Prep 5 mins
Cook 15 mins
This is from the Silver Palate cookbook. They can be spooned over buttered sourdough toast or serve as the filling for crepes or omelets.
- 2 lbs firm fresh white mushrooms
- 4 tablespoons sweet butter
- 1 teaspoon salt
- 1⁄4 teaspoon fresh ground black pepper
- 1 pinch grated nutmeg
- 1⁄3 cup heavy cream
- 2 tablespoons madeira wine
- 1 tablespoon soy sauce
- 1⁄2 cup finely chopped fresh Italian parsley
- Wipe the mushrooms with a damp paper towel and trim the stem ends. Cut the mushrooms into thick slices.
- Melt the butter in a large skillet. Add the mushrooms, raise the heat, and toss and stir until mushrooms render their juices, about 5 minutes.
- Lower the heat season mushrooms with salt, pepper and nutmeg, and cook uncovered for another 5 minutes.
- With a slotted spoon, transfer mushrooms to a bowl. Add the cream, Madeira and soy sauce to the juices in the skillet and bring to a boil. Cook until reduced by about half.
- Return mushrooms to the skillet and simmer for another minute or two to heat through. Stir in the parsley and serve immediately.
Most excellent recipe! I made just a slight change. I cut the mushrooms in half and proceeded with the directions as listed and took them as a side to our family Christmas. It got raves all around. I look forward to trying them in crepes next time. :)

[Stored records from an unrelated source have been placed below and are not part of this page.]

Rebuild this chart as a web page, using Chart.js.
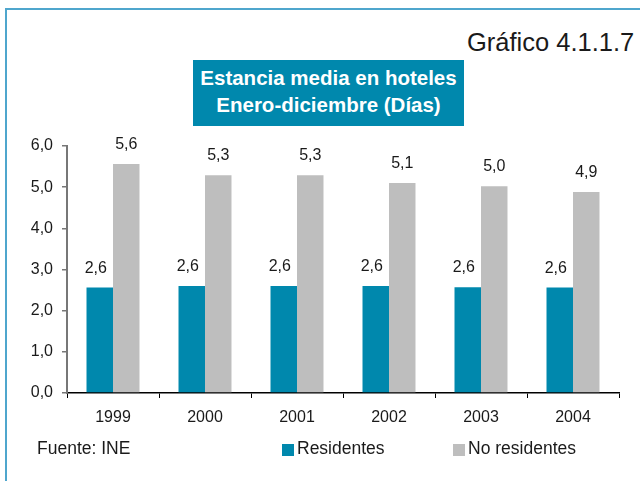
<!DOCTYPE html>
<html>
<head>
<meta charset="utf-8">
<script src="https://cdn.jsdelivr.net/npm/chart.js@4/dist/chart.umd.min.js"></script>
<style>
  body { margin: 0; background: #fff; font-family: "Liberation Sans", Arial, sans-serif; color: #1a1a1a; }
  #wrap { position: relative; width: 640px; height: 481px; overflow: hidden; }
  #frame { position: absolute; left: 5px; top: 8px; width: 700px; height: 600px; border: 2px solid #4fa6cd; box-sizing: border-box; }
  #num { position: absolute; left: 467px; top: 30px; font-size: 25.5px; line-height: 25px; white-space: nowrap; }
  #title { position: absolute; left: 193px; top: 60px; width: 271px; height: 66px; background: #0088ad; color: #fff;
           font-weight: bold; font-size: 20.5px; line-height: 26.7px; text-align: center; padding-top: 5px; box-sizing: border-box; }
  #fuente { position: absolute; left: 37px; top: 438px; font-size: 17.5px; line-height: 20px; }
  #legend { position: absolute; left: 0; top: 438px; font-size: 17.5px; line-height: 20px; }
  .item { position: absolute; white-space: nowrap; }
  .box { position: absolute; top: 6px; width: 12px; height: 12px; }
  .lbl { position: absolute; left: 15px; top: 0; }
  canvas { position: absolute; left: 0; top: 0; }
</style>
</head>
<body>
<div id="wrap">
  <div id="frame"></div>
  <div id="num">Gráfico 4.1.1.7</div>
  <div id="title">Estancia media en hoteles<br>Enero-diciembre (Días)</div>
  <canvas id="chart" width="640" height="481"></canvas>
  <div id="fuente">Fuente: INE</div>
  <div id="legend"></div>
</div>
<script>
var years = ['1999', '2000', '2001', '2002', '2003', '2004'];
var residentes = [2.56, 2.60, 2.60, 2.60, 2.57, 2.56];
var noResidentes = [5.56, 5.29, 5.29, 5.10, 5.02, 4.88];
var seriesNames = ['Residentes', 'No residentes'];
var seriesColors = ['#0088ad', '#bebebe'];
var yTicks = [0, 1, 2, 3, 4, 5, 6];

function coma(v) {
    return v.toFixed(1).replace('.', ',');
}

// value labels above each bar
var valueLabels = {
    id: 'valueLabels',
    afterDatasetsDraw: function (chart) {
        var ctx = chart.ctx;
        ctx.save();
        ctx.font = '16px "Liberation Sans", Arial, sans-serif';
        ctx.fillStyle = '#1a1a1a';
        ctx.textAlign = 'center';
        ctx.textBaseline = 'middle';
        chart.data.datasets.forEach(function (ds, i) {
            var meta = chart.getDatasetMeta(i);
            meta.data.forEach(function (bar, j) {
                var dx = i === 0 ? -4 : 0;
                ctx.fillText(coma(ds.data[j]), bar.x + dx, bar.y - 19.5);
            });
        });
        ctx.restore();
    }
};

var ctx = document.getElementById('chart').getContext('2d');

new Chart(ctx, {
    type: 'bar',
    data: {
        labels: years,
        datasets: [{
            label: seriesNames[0],
            data: residentes,
            backgroundColor: seriesColors[0],
            barPercentage: 1,
            categoryPercentage: 0.576
        }, {
            label: seriesNames[1],
            data: noResidentes,
            backgroundColor: seriesColors[1],
            barPercentage: 1,
            categoryPercentage: 0.576
        }]
    },
    options: {
        responsive: false,
        animation: false,
        devicePixelRatio: 1,
        layout: { padding: { left: 0, right: 21, top: 146, bottom: 0 } },
        plugins: {
            legend: { display: false },
            tooltip: { enabled: false }
        },
        scales: {
            x: {
                grid: { drawOnChartArea: false, tickLength: 5, color: '#000', lineWidth: 1 },
                border: { color: '#000', width: 1.5 },
                ticks: { color: '#1a1a1a', padding: 10, font: { size: 16, family: '"Liberation Sans", Arial, sans-serif' } },
                afterFit: function (s) { s.height = 88; }
            },
            y: {
                min: 0,
                max: 6,
                afterBuildTicks: function (s) { s.ticks = yTicks.map(function (v) { return { value: v }; }); },
                grid: { drawOnChartArea: false, tickLength: 5, color: '#777', lineWidth: 1.5 },
                border: { color: '#777', width: 2 },
                ticks: {
                    color: '#1a1a1a',
                    padding: 9,
                    font: { size: 16, family: '"Liberation Sans", Arial, sans-serif' },
                    callback: function (v) { return coma(v); }
                },
                afterFit: function (s) { s.width = 67; }
            }
        }
    },
    plugins: [valueLabels]
});

// legend built from the series arrays
var legend = document.getElementById('legend');
var legendX = [282, 453];
seriesNames.forEach(function (name, i) {
    var item = document.createElement('div');
    item.className = 'item';
    item.style.left = legendX[i] + 'px';
    item.innerHTML = '<span class="box" style="background:' + seriesColors[i] + '"></span><span class="lbl">' + name + '</span>';
    legend.appendChild(item);
});
</script>
</body>
</html>
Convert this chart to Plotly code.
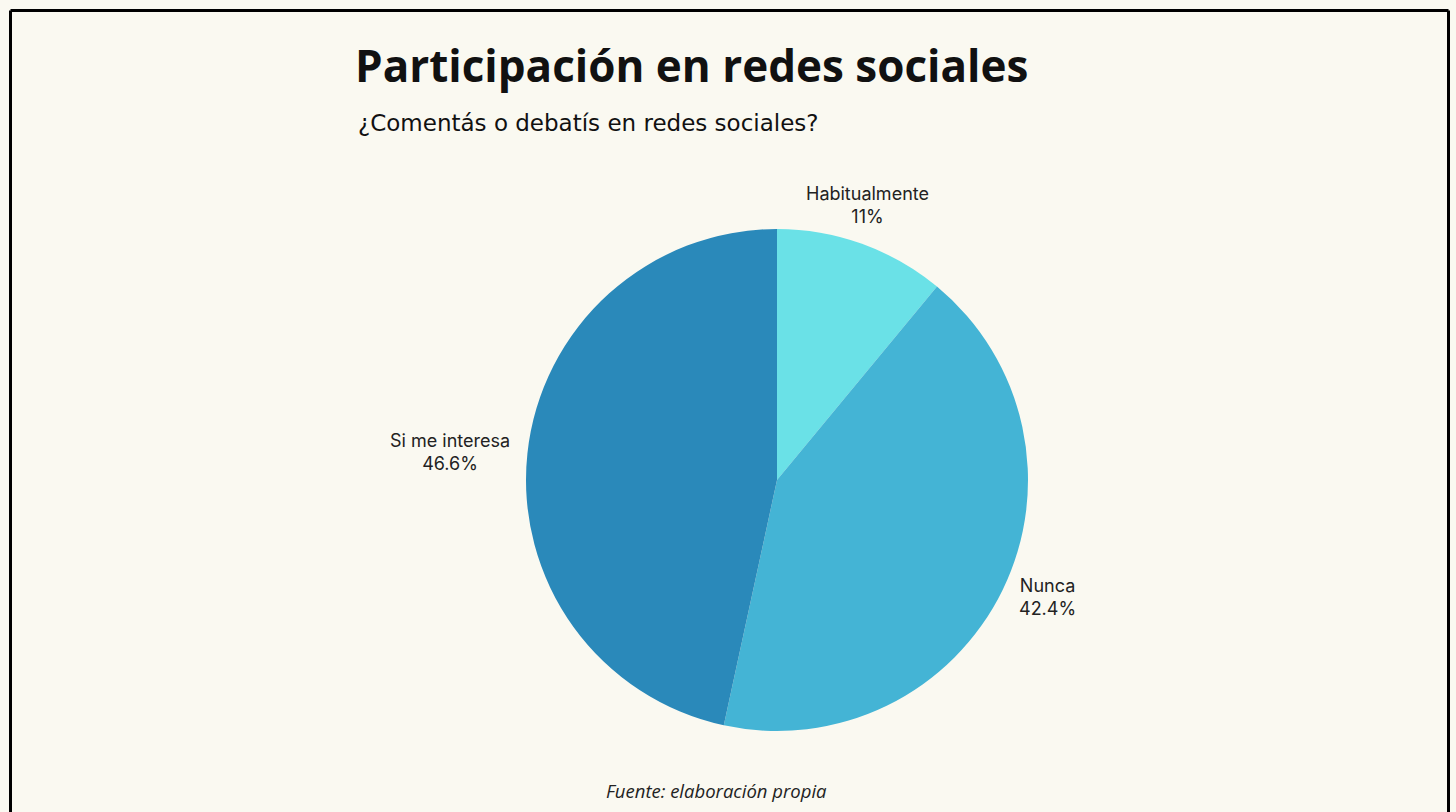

I lightened this up a bit and served it in patty shells for a first course at Thanksgiving. To lighten it, I sprayed the pan with cooking spray and cut the butter/margarine in half. Instead of heavy cream, I used fat free evaporated skim milk. Didn't have Madeira, so I subbed Marsala. It got raves all around. Looking forward to making it again as a filling for an omlet or crepes!!
Very yummy! I halved the recipe and really enjoyed the sauce! Thanks! Made for 123 Hit Wonders game.